FARMINGTON — Cathy Tibbetts has one major message for first-time triathletes: "You're better than you think you are, and you can do more than you think you can."
And it's that attitude that Tibbetts will bring to a beginner triathlon class she will teach at San Juan College this summer.
The triathlete and former ultra-marathon runner said the class, which starts June 2, will prepare students for two triathlons in August, the Four Corners Sprint Triathlon in Shiprock and the Durango Parks and Recreation Sprint Triathlon in Colorado.
Sprint triathlons are shorter than traditional triathlons. Competitions include 500 yards of swimming, 12.4 miles on the bike and a 5K run. The swimming is in a pool, which is often more comfortable for beginner triathletes, Tibbetts said.
"On the swim, you can always swim a few laps and then rest," she said.
The class will aim to make triathlons accessible for people of all skill levels. That means Tibbetts will offer lots of personalized advice, such as evaluating swimming techniques. She also plans to use her own experiences to help students.
"I think for many people the thought of being a triathlete can be both overwhelming and empowering," said Liesl Dees, the director of the San Juan College Community Learning Center, the program offering the beginner triathlon class. Dees has also completed triathlons, though she is not a professional athlete like Tibbetts.
Previously a competitive ultra-marathoner, Tibbetts said that when she turned 50, she re-evaluated her preferred athletic competitions, knowing that many ultra-marathoners suffer injuries, particularly to their knees. Now in her early 60s, she has been a competitive triathlete for about 11 years.
She has finished the Grand Slam series of ultra-marathons — the Western States Endurance Run from Squaw Valley to Auburn, Calif.; the Vermont 100 Endurance Race in West Windsor, Vt.; the Wasatch Front 100 Mile Endurance Run from East Mountain Wilderness Park to Soldier Hollow, Utah, and the Leadville Trail 100 in Colorado.
Last summer, she challenged herself to complete 10 Ironman triathlons in 10 days in Mexico. An Ironman triathlons consist of a 26.2-mile run, a 2.4-mile swim and a 112-mile bike ride.
While she did not achieve that ambitious goal — she completed five of the 10 triathlons — Tibbetts said it was a learning experience that she enjoyed.
And that's her secret for both triathlons and ultra-marathons: just enjoying the trails.
"When you really enjoy the trials, I guess you just go further and further," she said.

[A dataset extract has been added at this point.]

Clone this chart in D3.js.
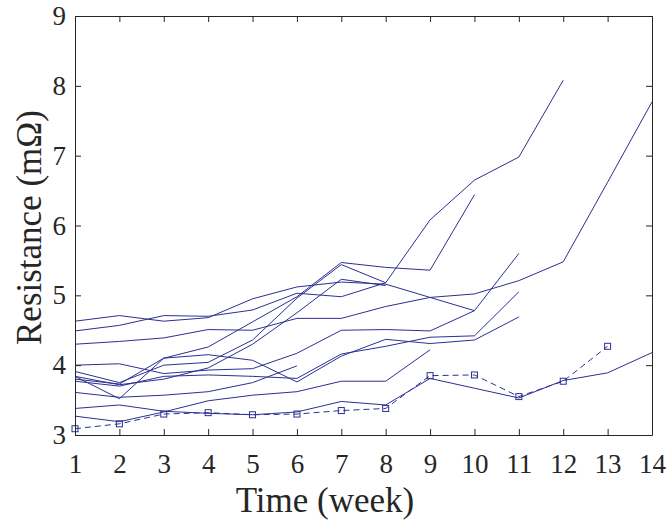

Hannah Grover covers Aztec and Bloomfield, as well as general news, for The Daily Times. She can be reached at 505-564-4652.
Most people don't need to buy specialized equipment for a triathlon, said Cathy Tibbetts, who will teach a beginner triathlon class this summer.

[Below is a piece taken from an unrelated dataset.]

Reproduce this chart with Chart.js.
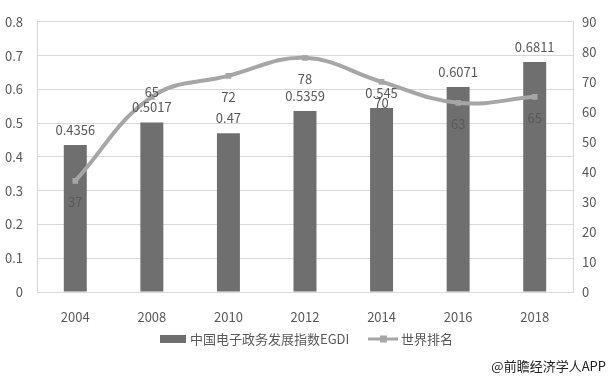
<!DOCTYPE html>
<html>
<head>
<meta charset="utf-8">
<script src="https://cdn.jsdelivr.net/npm/chart.js@4/dist/chart.umd.min.js"></script>
<style>
  html, body { margin: 0; padding: 0; background: #fff; }
  #wrap { position: relative; width: 610px; height: 377px; }
  #credit { position: absolute; right: 4px; top: 356px; font: 13px "Noto Sans CJK SC", sans-serif; color: #222; }
</style>
</head>
<body>
<div id="wrap">
  <canvas id="chart" width="610" height="377"></canvas>
  <div id="credit">@前瞻经济学人APP</div>
</div>
<script>
var years = ["2004", "2008", "2010", "2012", "2014", "2016", "2018"];
var egdi = [0.4356, 0.5017, 0.47, 0.5359, 0.545, 0.6071, 0.6811];
var rank = [37, 65, 72, 78, 70, 63, 65];
var egdiTicks = [0, 0.1, 0.2, 0.3, 0.4, 0.5, 0.6, 0.7, 0.8];
var rankTicks = [0, 10, 20, 30, 40, 50, 60, 70, 80, 90];

var barColor = '#6f6f6f';
var lineColor = '#a6a6a6';
var textColor = '#595959';
var font = '"Noto Sans CJK SC", "Noto Sans", sans-serif';

var valueLabels = {
    id: 'valueLabels',
    afterDatasetsDraw: function (chart) {
        var c = chart.ctx;
        c.save();
        c.font = '13px ' + font;
        c.fillStyle = textColor;
        c.textAlign = 'center';
        c.textBaseline = 'middle';
        chart.getDatasetMeta(1).data.forEach(function (el, i) {
            c.fillText(String(egdi[i]), el.x, el.y - 15);
        });
        chart.getDatasetMeta(0).data.forEach(function (el, i) {
            var dy = i === 1 ? -5 : 21;
            c.fillText(String(rank[i]), el.x, el.y + dy);
        });
        c.restore();
    }
};

var legendBox = {
    id: 'legendBox',
    afterDraw: function (chart) {
        var c = chart.ctx;
        var y = 339;
        c.save();
        c.font = '13px ' + font;
        c.fillStyle = textColor;
        c.textBaseline = 'middle';
        c.fillStyle = barColor;
        c.fillRect(160, y - 4, 26, 8);
        c.fillStyle = textColor;
        c.fillText('中国电子政务发展指数EGDI', 190, y);
        c.strokeStyle = lineColor;
        c.lineWidth = 3;
        c.beginPath();
        c.moveTo(368, y);
        c.lineTo(398, y);
        c.stroke();
        c.fillStyle = lineColor;
        c.fillRect(380, y - 3.5, 7, 7);
        c.fillStyle = textColor;
        c.fillText('世界排名', 401, y);
        c.restore();
    }
};

var ctx = document.getElementById('chart');

var chartGraph = new Chart(ctx, {
    data: {
        labels: years,
        datasets: [{
            type: 'line',
            label: '世界排名',
            data: rank,
            yAxisID: 'y1',
            borderColor: lineColor,
            backgroundColor: lineColor,
            borderWidth: 4,
            tension: 0.4,
            pointStyle: 'rect',
            pointRadius: 4,
            pointBackgroundColor: lineColor,
            pointBorderWidth: 0,
            order: 0
        },
        {
            type: 'bar',
            label: '中国电子政务发展指数EGDI',
            data: egdi,
            yAxisID: 'y',
            backgroundColor: barColor,
            barPercentage: 0.6,
            categoryPercentage: 0.5,
            order: 1
        }]
    },
    options: {
        responsive: false,
        animation: false,
        layout: { padding: { top: 19, left: 0, right: 0, bottom: 0 } },
        plugins: {
            legend: { display: false },
            tooltip: { enabled: false }
        },
        scales: {
            x: {
                grid: { display: false },
                border: { color: '#d9d9d9' },
                ticks: { color: textColor, font: { family: font, size: 13 }, padding: 9 },
                afterFit: function (s) { s.height = 85; }
            },
            y: {
                position: 'left',
                min: 0,
                max: 0.8,
                afterBuildTicks: function (s) { s.ticks = egdiTicks.map(function (v) { return { value: v }; }); },
                grid: { color: '#d9d9d9', drawTicks: false },
                border: { color: '#d9d9d9' },
                ticks: { color: textColor, font: { family: font, size: 13 }, padding: 14,
                    callback: function (v) { return String(Math.round(v * 10) / 10); } },
                afterFit: function (s) { s.width = 37; }
            },
            y1: {
                position: 'right',
                min: 0,
                max: 90,
                afterBuildTicks: function (s) { s.ticks = rankTicks.map(function (v) { return { value: v }; }); },
                grid: { display: false, drawTicks: false },
                border: { color: '#d9d9d9' },
                ticks: { color: textColor, font: { family: font, size: 13 }, padding: 9 },
                afterFit: function (s) { s.width = 37; }
            }
        }
    },
    plugins: [valueLabels, legendBox]
});
</script>
</body>
</html>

Necessary gear includes a swimsuit, running shoes, a bicycle and a helmet.
The San Juan College class will teach students how to select a good swimsuit, ensure their bicycle fits them and select a pair of running shoes that works well with their feet.
In connection with the triathlon class, Southwest Runners will host a running shoe demonstration at 6 p.m. June 16 at the store, 4250 E. Main St. in Farmington. The demo is open to the public, and people can have their gait evaluated, as well as try on a variety of shoes.
Tips for beginners
"You need to make it fun. ... If you don't make it fun, you won't make it through the exercise program. ... Have it a social event as opposed to drudgery." — Cathy Tibbetts, class instructor
"People give you all sorts of advice. ... Having advice from someone that really knows what they're doing, I think, is invaluable." — Liesl Dees, director of San Juan College Community Learning Center
Places to train
Kinsey Trail: The trail in the Glade Run Recreation Area is mainly used for mountain biking, but it is also one of Cathy Tibbetts' favorite places to run.

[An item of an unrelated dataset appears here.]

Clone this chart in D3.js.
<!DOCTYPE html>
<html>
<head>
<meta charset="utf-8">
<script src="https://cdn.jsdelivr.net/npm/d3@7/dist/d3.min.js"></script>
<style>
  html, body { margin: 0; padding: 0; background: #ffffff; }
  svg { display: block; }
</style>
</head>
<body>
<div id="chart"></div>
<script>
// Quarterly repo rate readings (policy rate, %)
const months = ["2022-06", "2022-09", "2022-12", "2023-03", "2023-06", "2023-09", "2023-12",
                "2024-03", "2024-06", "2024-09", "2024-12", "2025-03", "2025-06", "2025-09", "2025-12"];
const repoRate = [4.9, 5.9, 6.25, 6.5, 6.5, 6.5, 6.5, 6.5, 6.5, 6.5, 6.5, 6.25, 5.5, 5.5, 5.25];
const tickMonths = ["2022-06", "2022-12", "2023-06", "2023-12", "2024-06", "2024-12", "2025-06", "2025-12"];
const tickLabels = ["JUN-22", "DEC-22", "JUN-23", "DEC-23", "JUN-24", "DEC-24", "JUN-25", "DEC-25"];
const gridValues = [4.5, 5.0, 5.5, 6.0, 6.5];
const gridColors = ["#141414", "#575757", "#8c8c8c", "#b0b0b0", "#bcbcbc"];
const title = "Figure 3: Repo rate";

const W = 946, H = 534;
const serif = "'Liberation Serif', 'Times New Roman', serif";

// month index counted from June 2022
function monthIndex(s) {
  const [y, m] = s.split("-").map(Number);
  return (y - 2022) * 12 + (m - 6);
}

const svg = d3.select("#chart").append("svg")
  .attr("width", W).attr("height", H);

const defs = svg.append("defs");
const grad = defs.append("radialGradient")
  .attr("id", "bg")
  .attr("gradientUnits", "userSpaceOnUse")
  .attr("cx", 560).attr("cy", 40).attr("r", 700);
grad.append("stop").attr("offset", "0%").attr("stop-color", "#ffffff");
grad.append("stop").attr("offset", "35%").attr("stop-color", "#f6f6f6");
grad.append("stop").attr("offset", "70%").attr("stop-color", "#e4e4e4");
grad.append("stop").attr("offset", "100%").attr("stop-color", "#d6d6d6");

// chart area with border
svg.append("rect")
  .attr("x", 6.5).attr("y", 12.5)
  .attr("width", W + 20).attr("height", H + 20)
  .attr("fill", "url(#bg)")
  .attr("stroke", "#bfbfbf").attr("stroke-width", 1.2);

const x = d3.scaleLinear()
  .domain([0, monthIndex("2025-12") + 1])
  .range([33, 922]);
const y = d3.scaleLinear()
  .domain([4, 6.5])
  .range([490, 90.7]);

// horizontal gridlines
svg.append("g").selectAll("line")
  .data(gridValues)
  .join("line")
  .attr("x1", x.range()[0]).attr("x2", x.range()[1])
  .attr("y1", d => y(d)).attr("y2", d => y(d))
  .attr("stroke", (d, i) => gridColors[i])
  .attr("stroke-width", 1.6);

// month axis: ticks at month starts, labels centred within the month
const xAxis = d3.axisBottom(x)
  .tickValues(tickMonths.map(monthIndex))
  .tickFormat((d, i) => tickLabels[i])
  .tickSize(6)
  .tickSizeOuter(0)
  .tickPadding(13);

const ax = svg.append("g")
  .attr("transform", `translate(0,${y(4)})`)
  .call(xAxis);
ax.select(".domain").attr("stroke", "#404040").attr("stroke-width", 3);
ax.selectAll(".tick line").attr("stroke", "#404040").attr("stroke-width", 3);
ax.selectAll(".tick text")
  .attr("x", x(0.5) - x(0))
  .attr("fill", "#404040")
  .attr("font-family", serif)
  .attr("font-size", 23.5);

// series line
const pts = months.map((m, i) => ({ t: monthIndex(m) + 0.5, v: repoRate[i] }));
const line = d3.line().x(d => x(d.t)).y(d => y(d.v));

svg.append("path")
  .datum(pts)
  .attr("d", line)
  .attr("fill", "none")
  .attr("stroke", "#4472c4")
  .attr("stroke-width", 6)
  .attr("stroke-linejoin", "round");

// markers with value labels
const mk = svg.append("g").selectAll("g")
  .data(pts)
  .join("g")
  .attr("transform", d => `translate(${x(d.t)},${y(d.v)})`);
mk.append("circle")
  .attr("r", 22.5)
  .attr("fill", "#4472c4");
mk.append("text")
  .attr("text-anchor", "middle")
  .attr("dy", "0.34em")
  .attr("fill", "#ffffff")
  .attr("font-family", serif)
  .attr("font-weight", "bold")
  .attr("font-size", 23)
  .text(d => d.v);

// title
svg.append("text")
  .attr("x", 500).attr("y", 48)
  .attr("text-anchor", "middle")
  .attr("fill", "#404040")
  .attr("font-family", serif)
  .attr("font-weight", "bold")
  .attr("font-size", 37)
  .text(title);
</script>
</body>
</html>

Piñon Mesa: Located on Bureau of Land Management lands off of the La Plata Highway, this single-track mountain bike trail offers a variety of scenery and terrain.
Berg Park: When Tibbetts wants to train on more level ground, she heads to the river trail in Berg Park.
Farmington Aquatic Center: The swimming portion of the beginner triathlon class will take place at the Farmington Aquatic Center. For people who would like to try open-water swimming, Farmington Lake will allow swimming starting Friday. Lions Pool on Apache Street in Farmington is also an inexpensive pool that provides opportunities for lap swimming.
Four Corners Sprint Triathlon: 8 a.m. Aug. 6 at Shiprock High School off U.S. Highway 64. Registration is $70. Register at active.com.
Durango Parks and Recreation Sprint Triathlon: 8 a.m. Aug. 13 at the Durango Recreation Center, 2700 Main Ave. in Durango, Colo. Registration is $45 through Aug. 7. Register at active.com. For more information, call 970-375-7317.
If you go
What: Beginning Triathlon class
When: 5:30 to 7:30 p.m. Thursdays, starting June 2
Where: San Juan College, 4601 College Blvd.